同事判断该表空间上有碎片的依据是从dba_free_space视图中查询到大量连续的Free Extents:
SQL> select tablespace_name,EXTENT_MANAGEMENT,ALLOCATION_TYPE from dba_tablespaces where tablespace_name='FRAGMENT'; TABLESPACE_NAME EXTENT_MAN ALLOCATIO ------------------------------ ---------- --------- FRAGMENT LOCAL SYSTEM SQL> select block_id,blocks from dba_free_space where tablespace_name='FRAGMENT' and rownum<10; BLOCK_ID BLOCKS ---------- ---------- 40009 222136 25 8 9 8 17 8 33 8 41 8 49 8 57 8 65 8 .............. SQL> select count(*),blocks from dba_free_space where tablespace_name='FRAGMENT' and blocks=8 group by blocks; COUNT(*) BLOCKS ---------- ---------- 5000 8
以上可以看到FRAGMENT表空间使用autoallocate的Local Extent Management,的确存在大量的连续Extents没有合并。
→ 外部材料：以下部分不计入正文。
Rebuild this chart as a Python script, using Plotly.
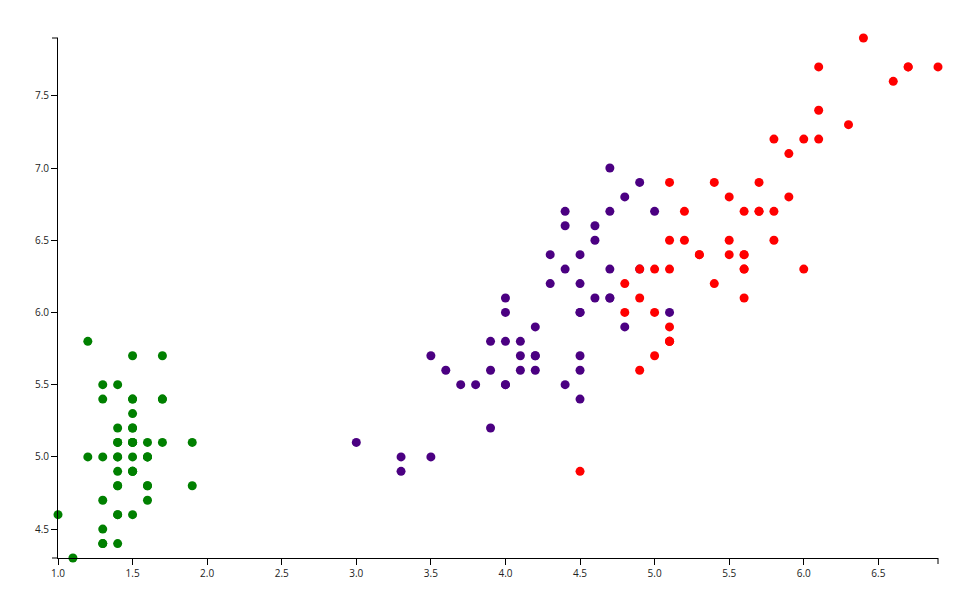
import plotly.graph_objects as go

# Iris: petal length (x) vs sepal length (y)
setosa_petal = [1.4,1.4,1.3,1.5,1.4,1.7,1.4,1.5,1.4,1.5,1.5,1.6,1.4,1.1,1.2,1.5,1.3,1.4,1.7,1.5,
                1.7,1.5,1.0,1.7,1.9,1.6,1.6,1.5,1.4,1.6,1.6,1.5,1.5,1.4,1.5,1.2,1.3,1.5,1.3,1.5,
                1.3,1.3,1.3,1.6,1.9,1.4,1.6,1.4,1.5,1.4]
setosa_sepal = [5.1,4.9,4.7,4.6,5.0,5.4,4.6,5.0,4.4,4.9,5.4,4.8,4.8,4.3,5.8,5.7,5.4,5.1,5.7,5.1,
                5.4,5.1,4.6,5.1,4.8,5.0,5.0,5.2,5.2,4.7,4.8,5.4,5.2,5.5,4.9,5.0,5.5,4.9,4.4,5.1,
                5.0,4.5,4.4,5.0,5.1,4.8,5.1,4.6,5.3,5.0]
versicolor_petal = [4.7,4.5,4.9,4.0,4.6,4.5,4.7,3.3,4.6,3.9,3.5,4.2,4.0,4.7,3.6,4.4,4.5,4.1,4.5,3.9,
                    4.8,4.0,4.9,4.7,4.3,4.4,4.8,5.0,4.5,3.5,3.8,3.7,3.9,5.1,4.5,4.5,4.7,4.4,4.1,4.0,
                    4.4,4.6,4.0,3.3,4.2,4.2,4.2,4.3,3.0,4.1]
versicolor_sepal = [7.0,6.4,6.9,5.5,6.5,5.7,6.3,4.9,6.6,5.2,5.0,5.9,6.0,6.1,5.6,6.7,5.6,5.8,6.2,5.6,
                    5.9,6.1,6.3,6.1,6.4,6.6,6.8,6.7,6.0,5.7,5.5,5.5,5.8,6.0,5.4,6.0,6.7,6.3,5.6,5.5,
                    5.5,6.1,5.8,5.0,5.6,5.7,5.7,6.2,5.1,5.7]
virginica_petal = [6.0,5.1,5.9,5.6,5.8,6.6,4.5,6.3,5.8,6.1,5.1,5.3,5.5,5.0,5.1,5.3,5.5,6.7,6.9,5.0,
                   5.7,4.9,6.7,4.9,5.7,6.0,4.8,4.9,5.6,5.8,6.1,6.4,5.6,5.1,5.6,6.1,5.6,5.5,4.8,5.4,
                   5.6,5.1,5.1,5.9,5.7,5.2,5.0,5.2,5.4,5.1]
virginica_sepal = [6.3,5.8,7.1,6.3,6.5,7.6,4.9,7.3,6.7,7.2,6.5,6.4,6.8,5.7,5.8,6.4,6.5,7.7,7.7,6.0,
                   6.9,5.6,7.7,6.3,6.7,7.2,6.2,6.1,6.4,7.2,7.4,7.9,6.4,6.3,6.1,7.7,6.3,6.4,6.0,6.9,
                   6.7,6.9,5.8,6.8,6.7,6.7,6.3,6.5,6.2,5.9]

series = [
    ("setosa", setosa_petal, setosa_sepal, "#008000"),
    ("versicolor", versicolor_petal, versicolor_sepal, "#4B0082"),
    ("virginica", virginica_petal, virginica_sepal, "#FF0000"),
]

all_x = setosa_petal + versicolor_petal + virginica_petal
all_y = setosa_sepal + versicolor_sepal + virginica_sepal
xmin, xmax = min(all_x), max(all_x)
ymin, ymax = min(all_y), max(all_y)

fig = go.Figure()
for name, xs, ys, col in series:
    fig.add_trace(go.Scatter(x=xs, y=ys, mode="markers", name=name,
                             marker=dict(color=col, size=9, line=dict(width=0)),
                             cliponaxis=False))

axis_common = dict(showgrid=False, zeroline=False, showline=True, linecolor="black",
                   linewidth=1, ticks="outside", ticklen=6, tickcolor="black", tickwidth=1,
                   tickfont=dict(family="Open Sans, sans-serif", size=10, color="#222"),
                   tickformat=".1f", dtick=0.5)
fig.update_xaxes(range=[xmin, xmax], tick0=1.0, **axis_common)
fig.update_yaxes(range=[ymin, ymax], tick0=4.5, **axis_common)

lw = dict(color="black", width=1)
# outer end ticks (d3 style)
fig.add_shape(type="line", xref="paper", yref="paper", xsizemode="pixel", xanchor=0,
              x0=-6, x1=0, y0=1, y1=1, line=lw)
fig.add_shape(type="line", xref="paper", yref="paper", xsizemode="pixel", xanchor=0,
              x0=-6, x1=0, y0=0, y1=0, line=lw)
fig.add_shape(type="line", xref="paper", yref="paper", ysizemode="pixel", yanchor=0,
              y0=0, y1=-6, x0=1, x1=1, line=lw)

fig.update_layout(width=944, height=584, showlegend=False,
                  plot_bgcolor="white", paper_bgcolor="white",
                  margin=dict(l=50, r=14, t=30, b=34))
fig.write_html("out.html")
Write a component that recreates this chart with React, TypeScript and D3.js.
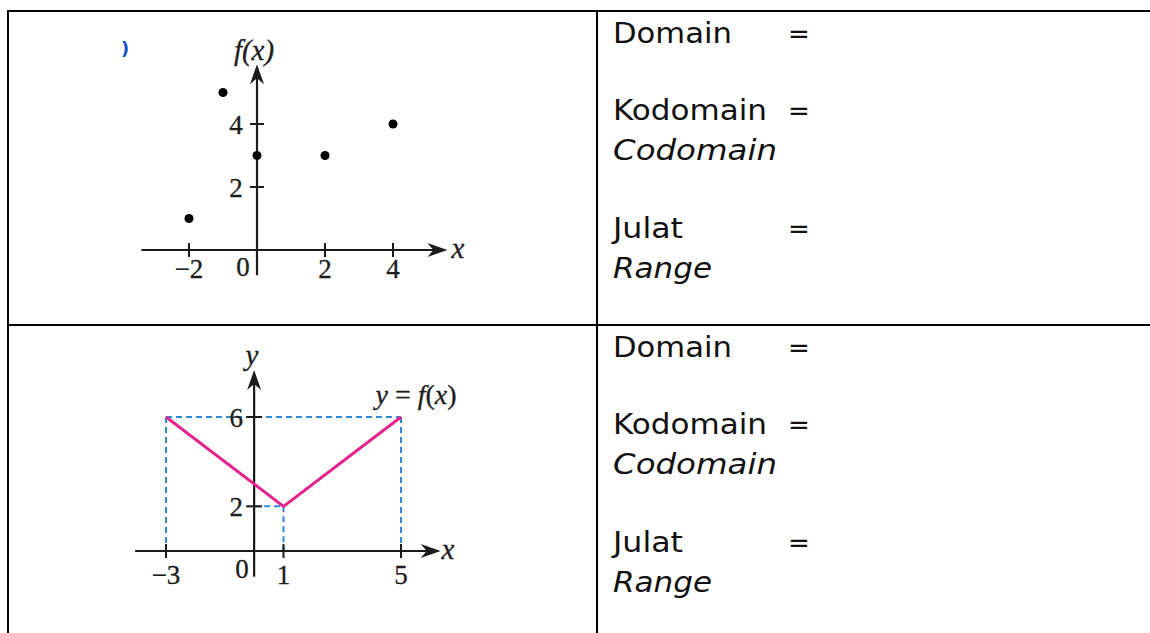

在DMT即字典管理表空间模式下需要SMON进程定期维护FET$基表将tablespace上的连续空闲Extents合并为更大的一个Extents。而在LMT模式下因为采用数据文件头上(datafile header 3-8 blocks in 10g)的位图管理区间,所以无需某个后台进程特意去合并区间。
为什么LMT下连续空闲Extents没有合并而造成碎片呢?因为这套库采用11gr1较不稳定的11.1.0.6版本,所以把问题归咎为某个bug似乎可以讲得通。一开始我较为认同同事的bug论,且和同事一起查询了Metalink上11gr1上一些已知的bug,但并没有发现症状匹配的bug note。
这让我反思这个问题,过早的将cause定位到bug过于主观了,并不是所有我们预期外的情况(unexpected)都属于bug。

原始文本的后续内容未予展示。